Their favourite taunt—“Go to court”—has become a tactic of delay. Gandhi reminded the press that a simple panchayat voter fraud case in Haryana took four years to reach judgment.

“Justice delayed in elections,” he said, “is democracy denied forever.”

The Rise of Professor Rahul Gandhi

For a decade, the Modi government spent crores branding Rahul Gandhi as “Pappu.” But his two bilingual, fact-laden press conferences—the Atom Bomb and the Hydrogen Bomb—have transformed that caricature. Today, he stands not merely as an opposition leader but as “a professor of politics and a guardian of democratic memory.”

In an era of silence, Gandhi has forced a national conversation about the sanctity of the vote.

The Path Ahead: Questions the ECI Must Answer

India’s democracy now demands answers from its Election Commission:

  • Why were machine-readable electoral rolls replaced with non-searchable PDFs?
  • Why was CCTV footage from counting centres denied under absurd excuses?
  • Why are 100% VVPAT audits still resisted despite Supreme Court observations?
  • Why are voter deletions and additions not subject to independent verification?
  • Why does the ECI need the BJP to defend its integrity instead of doing so itself?

The answers to these questions will decide whether the world’s largest democracy can still call itself one.

A Philosophical Reckoning

As Mahatma Gandhi wrote in Young India (1925):

“The spirit of democracy cannot be imposed from without. It has to come from within.”

The Rig Veda reminds us: 

“Let noble thoughts come to us from every side.”

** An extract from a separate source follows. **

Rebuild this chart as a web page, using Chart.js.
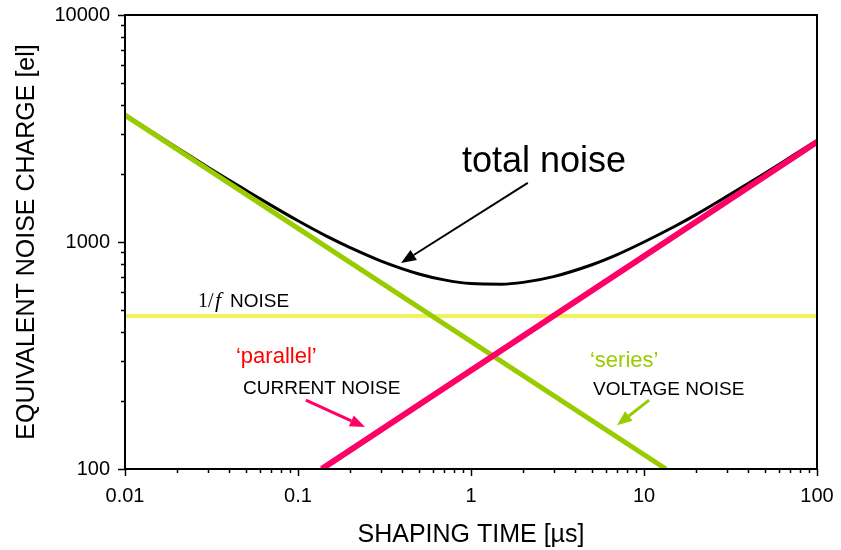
<!DOCTYPE html>
<html>
<head>
<meta charset="utf-8">
<title>Equivalent noise charge vs shaping time</title>
<script src="https://cdn.jsdelivr.net/npm/chart.js@4/dist/chart.umd.min.js"></script>
<style>
  html, body { margin: 0; padding: 0; background: #fff; }
  #wrap { width: 841px; height: 550px; }
</style>
</head>
<body>
<div id="wrap"><canvas id="enc"></canvas></div>
<script>
// ENC contributions vs shaping time (log-log)

const tau      = [0.01, 0.015, 0.02, 0.03, 0.05, 0.07, 0.1, 0.15, 0.2, 0.3, 0.5, 0.7,
                  1, 1.5, 2, 3, 5, 7, 10, 15, 20, 30, 50, 70, 100];
const totalEnc = [3650, 2990, 2600, 2140, 1690, 1450, 1240, 1050, 945, 826, 723, 681,
                  656, 652, 664, 704, 794, 880, 1000, 1170, 1320, 1585, 2010, 2360, 2800];

const seriesTau   = [0.01, 13.4];
const seriesEnc   = [3620, 100];
const parallelTau = [0.137, 100];
const parallelEnc = [100, 2760];
const flickerTau  = [0.01, 100];
const flickerEnc  = [472, 472];

const xTicks = [0.01, 0.1, 1, 10, 100];
const yTicks = [100, 1000, 10000];

const COLORS = {
  total: '#000000',
  series: '#99cc00',
  parallel: '#ff0066',
  flicker: '#f2f25c',
  red: '#ff0000',
};

const SANS = '"Liberation Sans", Arial, sans-serif';
const SERIF = '"Liberation Serif", "Times New Roman", serif';

function pts(xs, ys) {
  return xs.map((v, i) => ({ x: v, y: ys[i] }));
}

// 1..9 x 10^k between min and max, for the log axes
function decadeTicks(min, max) {
  const out = [];
  for (let e = Math.floor(Math.log10(min)); e <= Math.ceil(Math.log10(max)); e++) {
    for (let m = 1; m <= 9; m++) {
      const v = m * Math.pow(10, e);
      if (v >= min * 0.999 && v <= max * 1.001) out.push({ value: v });
    }
  }
  return out;
}

function isDecade(v, list) {
  return list.some(t => Math.abs(t - v) / t < 1e-6);
}

// text labels and arrows, placed in data coordinates
const notes = [
  { text: 'total noise', x: 0.887, y: 2034, font: '36px ' + SANS, color: '#000' },
  { text: 'NOISE', x: 0.0405, y: 517, font: '19px ' + SANS, color: '#000' },
  { text: '\u2018parallel\u2019', x: 0.0438, y: 293, font: '22px ' + SANS, color: COLORS.red },
  { text: 'CURRENT NOISE', x: 0.0481, y: 214, font: '19px ' + SANS, color: '#000' },
  { text: '\u2018series\u2019', x: 4.87, y: 281, font: '22px ' + SANS, color: COLORS.series },
  { text: 'VOLTAGE NOISE', x: 5.07, y: 212, font: '19px ' + SANS, color: '#000' },
];

const arrows = [
  { from: [2.13, 1820], to: [0.394, 808], color: '#000', width: 2 },
  { from: [0.111, 201], to: [0.244, 153], color: COLORS.parallel, width: 3 },
  { from: [10.7, 201], to: [6.98, 156], color: COLORS.series, width: 3 },
];

function drawArrow(ctx, x0, y0, x1, y1, color, width) {
  const ang = Math.atan2(y1 - y0, x1 - x0);
  const len = 15, half = 6;
  const bx = x1 - len * Math.cos(ang), by = y1 - len * Math.sin(ang);
  ctx.save();
  ctx.strokeStyle = color;
  ctx.fillStyle = color;
  ctx.lineWidth = width;
  ctx.beginPath();
  ctx.moveTo(x0, y0);
  ctx.lineTo(bx, by);
  ctx.stroke();
  ctx.beginPath();
  ctx.moveTo(x1, y1);
  ctx.lineTo(bx + half * Math.sin(ang), by - half * Math.cos(ang));
  ctx.lineTo(bx - half * Math.sin(ang), by + half * Math.cos(ang));
  ctx.closePath();
  ctx.fill();
  ctx.restore();
}

const frameAndNotes = {
  id: 'frameAndNotes',
  afterDatasetsDraw(chart) {
    const { ctx, chartArea: a, scales: { x, y } } = chart;

    // plot frame
    ctx.save();
    ctx.strokeStyle = '#000';
    ctx.lineWidth = 2;
    ctx.strokeRect(a.left, a.top, a.right - a.left, a.bottom - a.top);

    // outward ticks: long on decades, short in between
    ctx.lineWidth = 1.5;
    x.ticks.forEach(t => {
      const px = Math.round(x.getPixelForValue(t.value)) + 0.5;
      const l = isDecade(t.value, xTicks) ? 7 : 4;
      ctx.beginPath();
      ctx.moveTo(px, a.bottom);
      ctx.lineTo(px, a.bottom + l);
      ctx.stroke();
    });
    y.ticks.forEach(t => {
      const py = Math.round(y.getPixelForValue(t.value)) + 0.5;
      const l = isDecade(t.value, yTicks) ? 7 : 4;
      ctx.beginPath();
      ctx.moveTo(a.left, py);
      ctx.lineTo(a.left - l, py);
      ctx.stroke();
    });
    ctx.restore();

    // annotations
    ctx.save();
    ctx.textBaseline = 'alphabetic';
    ctx.textAlign = 'left';
    notes.forEach(n => {
      ctx.font = n.font;
      ctx.fillStyle = n.color;
      ctx.fillText(n.text, x.getPixelForValue(n.x), y.getPixelForValue(n.y));
    });

    // "1/f" in front of NOISE
    const fx = x.getPixelForValue(0.0264), fy = y.getPixelForValue(517);
    ctx.fillStyle = '#000';
    ctx.font = '20px ' + SERIF;
    ctx.fillText('1/', fx, fy);
    ctx.font = 'italic 22px ' + SERIF;
    ctx.fillText('f', fx + 17, fy);
    ctx.restore();

    arrows.forEach(ar => {
      drawArrow(ctx,
        x.getPixelForValue(ar.from[0]), y.getPixelForValue(ar.from[1]),
        x.getPixelForValue(ar.to[0]), y.getPixelForValue(ar.to[1]),
        ar.color, ar.width);
    });
  },
};

Chart.defaults.font.family = SANS;
Chart.defaults.color = '#000';

new Chart(document.getElementById('enc'), {
  type: 'line',
  data: {
    datasets: [
      {
        label: 'parallel current noise',
        data: pts(parallelTau, parallelEnc),
        borderColor: COLORS.parallel,
        borderWidth: 6,
        pointRadius: 0,
        order: 0,
      },
      {
        label: 'series voltage noise',
        data: pts(seriesTau, seriesEnc),
        borderColor: COLORS.series,
        borderWidth: 5,
        pointRadius: 0,
        order: 1,
      },
      {
        label: 'total noise',
        data: pts(tau, totalEnc),
        borderColor: COLORS.total,
        borderWidth: 3,
        pointRadius: 0,
        cubicInterpolationMode: 'monotone',
        order: 2,
      },
      {
        label: '1/f noise',
        data: pts(flickerTau, flickerEnc),
        borderColor: COLORS.flicker,
        borderWidth: 4,
        pointRadius: 0,
        order: 3,
      },
    ],
  },
  options: {
    responsive: true,
    maintainAspectRatio: false,
    animation: false,
    layout: { padding: { top: 15, right: 24, left: 0, bottom: 0 } },
    plugins: {
      legend: { display: false },
      tooltip: { enabled: false },
    },
    scales: {
      x: {
        type: 'logarithmic',
        min: 0.01,
        max: 100,
        afterBuildTicks: s => { s.ticks = decadeTicks(0.01, 100); },
        afterFit: s => {
          s.height = 81;
          s.paddingLeft = 0;
          s.paddingRight = 0;
        },
        grid: { display: false, drawTicks: false },
        border: { display: false },
        ticks: {
          autoSkip: false,
          maxRotation: 0,
          padding: 15,
          font: { size: 20 },
          color: '#000',
          callback: v => (isDecade(v, xTicks) ? String(v) : ''),
        },
        title: {
          display: true,
          text: 'SHAPING TIME [\u00b5s]',
          font: { size: 25 },
          color: '#000',
          padding: { top: 0, bottom: 0 },
        },
      },
      y: {
        type: 'logarithmic',
        min: 100,
        max: 10000,
        afterBuildTicks: s => { s.ticks = decadeTicks(100, 10000); },
        afterFit: s => {
          s.width = 125;
          s.paddingTop = 0;
          s.paddingBottom = 0;
        },
        grid: { display: false, drawTicks: false },
        border: { display: false },
        ticks: {
          autoSkip: false,
          padding: 15,
          font: { size: 20 },
          color: '#000',
          callback: v => (isDecade(v, yTicks) ? String(v) : ''),
        },
        title: {
          display: true,
          text: 'EQUIVALENT NOISE CHARGE [el]',
          font: { size: 25 },
          color: '#000',
          padding: { top: 12, bottom: 0 },
        },
      },
    },
  },
  plugins: [frameAndNotes],
});
</script>
</body>
</html>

Yet noble thoughts are meaningless if institutions refuse to hear. India does not need a captured Commission—it needs a courageous one. And as Swami Vivekananda warned: 

“The great sin is to forget our own strength.”

It is time to remember that strength.
It is time to reclaim the referee.
It is time to revamp the Election Commission of India—not for Rahul Gandhi, but for the Republic itself.